Task: Starting with the first line of the listing, quote each line exactly until and including the one with "a_MHGCA = [98.50, 98.48, 98.40, 98.10, 98.79, 98.41]", leaving pictures out.

──────

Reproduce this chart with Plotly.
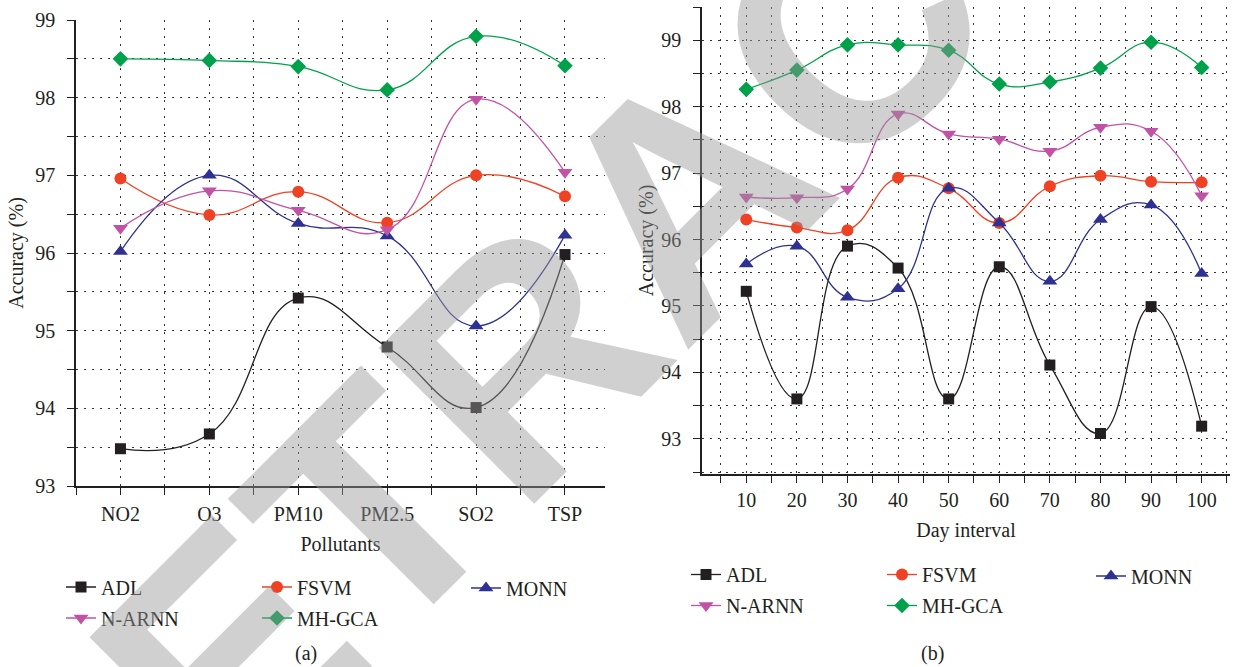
import plotly.graph_objects as go

# ---------------- data ----------------
pollutants = ["NO2", "O3", "PM10", "PM2.5", "SO2", "TSP"]
days = [10, 20, 30, 40, 50, 60, 70, 80, 90, 100]

series_names = ["ADL", "FSVM", "MONN", "N-ARNN", "MH-GCA"]

# panel (a): accuracy by pollutant
a_ADL = [93.48, 93.67, 95.42, 94.79, 94.01, 95.98]
a_FSVM = [96.96, 96.49, 96.79, 96.39, 97.00, 96.73]
a_MONN = [96.02, 97.00, 96.38, 96.22, 95.06, 96.23]
a_NARNN = [96.32, 96.80, 96.55, 96.30, 97.98, 97.04]
a_MHGCA = [98.50, 98.48, 98.40, 98.10, 98.79, 98.41]

# panel (b): accuracy by day interval
b_ADL = [95.22, 93.60, 95.90, 95.57, 93.60, 95.59, 94.11, 93.08, 94.99, 93.19]
b_FSVM = [96.30, 96.18, 96.14, 96.93, 96.77, 96.25, 96.80, 96.96, 96.87, 96.86]
b_MONN = [95.63, 95.90, 95.13, 95.26, 96.77, 96.25, 95.37, 96.30, 96.52, 95.49]
b_NARNN = [96.64, 96.63, 96.76, 97.89, 97.59, 97.51, 97.33, 97.69, 97.63, 96.66]
b_MHGCA = [98.26, 98.55, 98.93, 98.93, 98.85, 98.34, 98.37, 98.58, 98.97, 98.59]

# ---------------- style ----------------
colors = {"ADL": "#231f20", "FSVM": "#ef4123", "MONN": "#2e3192",
          "N-ARNN": "#c152a5", "MH-GCA": "#00a14b"}
symbols = {"ADL": "square", "FSVM": "circle", "MONN": "triangle-up",
           "N-ARNN": "triangle-down", "MH-GCA": "diamond"}
msize = {"ADL": 11, "FSVM": 12, "MONN": 13, "N-ARNN": 13, "MH-GCA": 12}

SERIF = "Liberation Serif"
INK = "#231f20"
W, H = 1233, 667

a_vals = [a_ADL, a_FSVM, a_MONN, a_NARNN, a_MHGCA]
b_vals = [b_ADL, b_FSVM, b_MONN, b_NARNN, b_MHGCA]

# legend column for each series (3 columns, 2 rows)
col_of = {"ADL": 0, "N-ARNN": 0, "FSVM": 1, "MH-GCA": 1, "MONN": 2}
a_legends = ["legend", "legend2", "legend3"]
b_legends = ["legend4", "legend5", "legend6"]

fig = go.Figure()
a_x = list(range(len(pollutants)))

for name, vals in zip(series_names, a_vals):
    fig.add_trace(go.Scatter(
        x=a_x, y=vals, name=name, mode="lines+markers",
        line=dict(color=colors[name], width=1.3, shape="spline", smoothing=1.3),
        marker=dict(symbol=symbols[name], size=msize[name], color=colors[name]),
        xaxis="x", yaxis="y", legendgroup="a-" + name,
        legend=a_legends[col_of[name]],
    ))
for name, vals in zip(series_names, b_vals):
    fig.add_trace(go.Scatter(
        x=days, y=vals, name=name, mode="lines+markers",
        line=dict(color=colors[name], width=1.3, shape="spline", smoothing=1.3),
        marker=dict(symbol=symbols[name], size=msize[name], color=colors[name]),
        xaxis="x2", yaxis="y2", legendgroup="b-" + name,
        legend=b_legends[col_of[name]],
    ))

GRIDDASH = "2px,6px"
grid_common = dict(showgrid=True, gridcolor="#333333", gridwidth=1, griddash=GRIDDASH)
axis_common = dict(showline=True, linecolor=INK, linewidth=1.5, ticks="outside",
                   ticklen=7, tickwidth=1, tickcolor=INK, zeroline=False,
                   automargin=False,
                   tickfont=dict(family=SERIF, size=20, color=INK), mirror=False)

def minor(dt, t0):
    return dict(dtick=dt, tick0=t0, ticks="outside", ticklen=7, tickwidth=1,
                tickcolor=INK, showgrid=True, gridcolor="#333333", gridwidth=1,
                griddash=GRIDDASH)

legend_font = dict(family=SERIF, size=20, color=INK)
def leg(line_x, ymid):
    return dict(orientation="v", x=(line_x - 8) / W, y=1 - ymid / H, xanchor="left",
                yanchor="middle", font=legend_font, bgcolor="rgba(0,0,0,0)",
                itemwidth=30, tracegroupgap=2)

def title(text):
    return dict(text=text, font=dict(family=SERIF, size=20, color=INK))

fig.update_layout(
    width=W, height=H, margin=dict(l=0, r=0, t=0, b=0, autoexpand=False),
    paper_bgcolor="white", plot_bgcolor="rgba(0,0,0,0)",
    showlegend=True,
    xaxis=dict(domain=[76 / W, 605 / W], range=[-0.5, 5.45], tickmode="array",
               tickvals=a_x, ticktext=pollutants, minor=minor(0.5, -0.5),
               title=dict(**title("Pollutants"), standoff=13), ticklabelstandoff=2,
               anchor="y", **grid_common, **axis_common),
    yaxis=dict(domain=[1 - 486 / H, 1 - 20 / H], range=[93, 99], dtick=1, tick0=93,
               minor=minor(0.5, 93), ticklabelstandoff=8,
               title=dict(**title("Accuracy (%)"), standoff=6),
               anchor="x", **grid_common, **axis_common),
    xaxis2=dict(domain=[702 / W, 1230 / W], range=[1.25, 105.6], tickmode="array",
                tickvals=days, minor=minor(5, 0),
                title=dict(**title("Day interval"), standoff=13),
                anchor="y2", **grid_common, **axis_common),
    yaxis2=dict(domain=[1 - 474 / H, 1 - 7 / H], range=[92.47, 99.5], dtick=1, tick0=93,
                minor=minor(0.5, 92.5), ticklabelstandoff=8,
                title=dict(**title("Accuracy (%)"), standoff=2),
                anchor="x2", **grid_common, **axis_common),
    legend=leg(69, 602.5),
    legend2=leg(265, 602.5),
    legend3=leg(474, 588),
    legend4=leg(694, 590),
    legend5=leg(890, 590),
    legend6=leg(1099, 576),
    annotations=[
        dict(text="RETRACTED", xref="paper", yref="paper", x=686 / W, y=1 - 195 / H,
             xanchor="center", yanchor="middle", showarrow=False, textangle=-45,
             font=dict(family="Liberation Sans", size=320, weight="bold",
                       color="rgba(150,150,150,0.45)")),
        dict(text="(a)", xref="paper", yref="paper", x=306 / W, y=1 - 653 / H,
             xanchor="center", yanchor="middle", showarrow=False,
             font=dict(family=SERIF, size=20, color=INK)),
        dict(text="(b)", xref="paper", yref="paper", x=932 / W, y=1 - 653 / H,
             xanchor="center", yanchor="middle", showarrow=False,
             font=dict(family=SERIF, size=20, color=INK)),
    ],
)

fig.write_html("out.html", config={"displayModeBar": False},
               post_script="document.body.style.margin='0px';")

──────

Answer for this exercise:
Reproduce this chart with Plotly.
import plotly.graph_objects as go

# ---------------- data ----------------
pollutants = ["NO2", "O3", "PM10", "PM2.5", "SO2", "TSP"]
days = [10, 20, 30, 40, 50, 60, 70, 80, 90, 100]

series_names = ["ADL", "FSVM", "MONN", "N-ARNN", "MH-GCA"]

# panel (a): accuracy by pollutant
a_ADL = [93.48, 93.67, 95.42, 94.79, 94.01, 95.98]
a_FSVM = [96.96, 96.49, 96.79, 96.39, 97.00, 96.73]
a_MONN = [96.02, 97.00, 96.38, 96.22, 95.06, 96.23]
a_NARNN = [96.32, 96.80, 96.55, 96.30, 97.98, 97.04]
a_MHGCA = [98.50, 98.48, 98.40, 98.10, 98.79, 98.41]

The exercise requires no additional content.